* Begin EXERCISE MATERIAL *

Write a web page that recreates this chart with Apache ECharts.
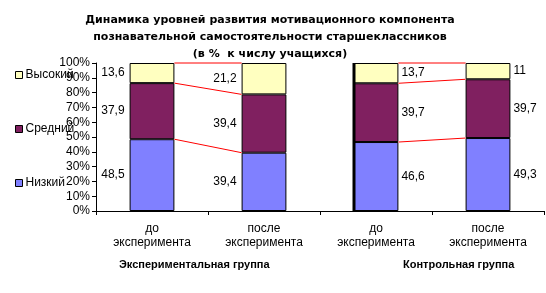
<!DOCTYPE html>
<html><head><meta charset="utf-8">
<script src="https://cdn.jsdelivr.net/npm/echarts@6/dist/echarts.min.js"></script>
<style>html,body{margin:0;padding:0;background:#fff}#c{width:546px;height:293px}</style>
</head><body><div id="c"></div>
<script>
const categories = ['до\nэксперимента', 'после\nэксперимента', 'до\nэксперимента', 'после\nэксперимента'];
const low = [48.5, 39.4, 46.6, 49.3];
const mid = [37.9, 39.4, 39.7, 39.7];
const high = [13.6, 21.2, 13.7, 11];
const yTicks = [0, 10, 20, 30, 40, 50, 60, 70, 80, 90, 100];
const seriesPairs = [[0, 1], [2, 3]];
const separatorAt = [2];
const groupLabels = ['Экспериментальная группа', 'Контрольная группа'];

const FONT = 'Liberation Sans, Arial, sans-serif';
const BFONT = 'DejaVu Sans, Liberation Sans, sans-serif';
const labelPos = ['left', 'left', 'right', 'right'];
function pct(arr, i) { const t = low[i] + mid[i] + high[i]; return arr[i] / t * 100; }
function mk(arr) {
  return arr.map((v, i) => ({
    value: pct(arr, i), raw: v,
    label: { position: labelPos[i], distance: i < 2 ? 5 : 3 }
  }));
}
const cum = categories.map((_, i) => [pct(low, i), pct(low, i) + pct(mid, i), 100]);
const lineData = [];
seriesPairs.forEach(p => { for (let k = 0; k < 3; k++) lineData.push([p[0], p[1], cum[p[0]][k], cum[p[1]][k]]); });

const chart = echarts.init(document.getElementById('c'));
const barCommon = {
  type: 'bar', stack: 's', barWidth: '40%',
  label: { show: true, color: '#000', fontFamily: FONT, fontSize: 12,
    formatter: p => String(p.data.raw).replace('.', ',') }
};
chart.setOption({
  animation: false,
  title: {
    text: 'Динамика уровней развития мотивационного компонента\nпознавательной самостоятельности старшеклассников\n(в %  к числу учащихся)',
    left: 265, textAlign: 'center', top: 7,
    textStyle: { fontFamily: BFONT, fontSize: 11, fontWeight: 'bold', lineHeight: 17, color: '#000' }
  },
  legend: {
    orient: 'vertical', left: 10, top: 64, itemGap: 42,
    itemWidth: 7, itemHeight: 7, icon: 'rect',
    data: ['Высокий', 'Средний', 'Низкий'],
    textStyle: { fontFamily: FONT, fontSize: 12, color: '#000', padding: [0, 0, 0, -2] },
    itemStyle: { borderColor: '#000', borderWidth: 1 }
  },
  grid: { left: 96, right: 2, top: 63, bottom: 82, containLabel: false },
  xAxis: {
    type: 'category', data: categories,
    axisLine: { lineStyle: { color: '#000' } },
    axisTick: { show: true, length: 4, lineStyle: { color: '#000' } },
    axisLabel: { color: '#000', fontFamily: FONT, fontSize: 12, lineHeight: 14, margin: 11, interval: 0 }
  },
  yAxis: {
    type: 'value', min: 0, max: 100, interval: 10,
    axisLine: { show: true, lineStyle: { color: '#000' } },
    axisTick: { show: true, length: 4, lineStyle: { color: '#000' } },
    splitLine: { show: false },
    axisLabel: { color: '#000', fontFamily: FONT, fontSize: 12, margin: 6,
      formatter: v => yTicks.includes(v) ? v + '%' : '' }
  },
  graphic: [
    { type: 'text', left: 119, top: 259, style: { text: groupLabels[0], font: 'bold 11px ' + FONT, fill: '#000' } },
    { type: 'text', left: 403, top: 259, style: { text: groupLabels[1], font: 'bold 11px ' + FONT, fill: '#000' } }
  ],
  series: [
    Object.assign({}, barCommon, { name: 'Низкий', data: mk(low), itemStyle: { color: '#8080FF', borderColor: '#000', borderWidth: 1 } }),
    Object.assign({}, barCommon, { name: 'Средний', data: mk(mid), itemStyle: { color: '#802060', borderColor: '#000', borderWidth: 1 } }),
    Object.assign({}, barCommon, { name: 'Высокий', data: mk(high), itemStyle: { color: '#FFFFC0', borderColor: '#000', borderWidth: 1 } }),
    {
      type: 'custom', name: 'lines', silent: true, z: 5,
      data: lineData,
      renderItem: (params, api) => {
        const bw = api.size([1, 0])[0] * 0.4;
        const a = api.coord([api.value(0), api.value(2)]);
        const b = api.coord([api.value(1), api.value(3)]);
        return { type: 'line', shape: { x1: a[0] + bw / 2, y1: a[1], x2: b[0] - bw / 2, y2: b[1] },
          style: { stroke: '#FF0000', lineWidth: 1 } };
      }
    },
    {
      type: 'custom', name: 'sep', silent: true, z: 6,
      data: separatorAt.map(c => [c]),
      renderItem: (params, api) => {
        const bw = api.size([1, 0])[0] * 0.4;
        const t = api.coord([api.value(0), 100]);
        const b = api.coord([api.value(0), 0]);
        const x = Math.round(t[0] - bw / 2);
        return { type: 'line', shape: { x1: x, y1: t[1], x2: x, y2: b[1] }, style: { stroke: '#000', lineWidth: 3 } };
      }
    }
  ]
});
</script></body></html>
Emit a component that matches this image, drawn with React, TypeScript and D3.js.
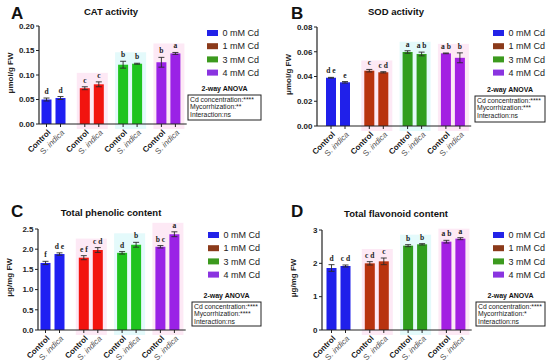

* End EXERCISE MATERIAL *

__EXERCISE INSTRUCTIONS__:
Can the lines from the start of the records through the line with "p[1], cum[p[0]][k], cum[p[1]][k]]);" be given again exactly, with the pictures left out?

__RESULT FOR THIS EXERCISE__:
Write a web page that recreates this chart with Apache ECharts.
<!DOCTYPE html>
<html><head><meta charset="utf-8">
<script src="https://cdn.jsdelivr.net/npm/echarts@6/dist/echarts.min.js"></script>
<style>html,body{margin:0;padding:0;background:#fff}#c{width:546px;height:293px}</style>
</head><body><div id="c"></div>
<script>
const categories = ['до\nэксперимента', 'после\nэксперимента', 'до\nэксперимента', 'после\nэксперимента'];
const low = [48.5, 39.4, 46.6, 49.3];
const mid = [37.9, 39.4, 39.7, 39.7];
const high = [13.6, 21.2, 13.7, 11];
const yTicks = [0, 10, 20, 30, 40, 50, 60, 70, 80, 90, 100];
const seriesPairs = [[0, 1], [2, 3]];
const separatorAt = [2];
const groupLabels = ['Экспериментальная группа', 'Контрольная группа'];

const FONT = 'Liberation Sans, Arial, sans-serif';
const BFONT = 'DejaVu Sans, Liberation Sans, sans-serif';
const labelPos = ['left', 'left', 'right', 'right'];
function pct(arr, i) { const t = low[i] + mid[i] + high[i]; return arr[i] / t * 100; }
function mk(arr) {
  return arr.map((v, i) => ({
    value: pct(arr, i), raw: v,
    label: { position: labelPos[i], distance: i < 2 ? 5 : 3 }
  }));
}
const cum = categories.map((_, i) => [pct(low, i), pct(low, i) + pct(mid, i), 100]);
const lineData = [];
seriesPairs.forEach(p => { for (let k = 0; k < 3; k++) lineData.push([p[0], p[1], cum[p[0]][k], cum[p[1]][k]]); });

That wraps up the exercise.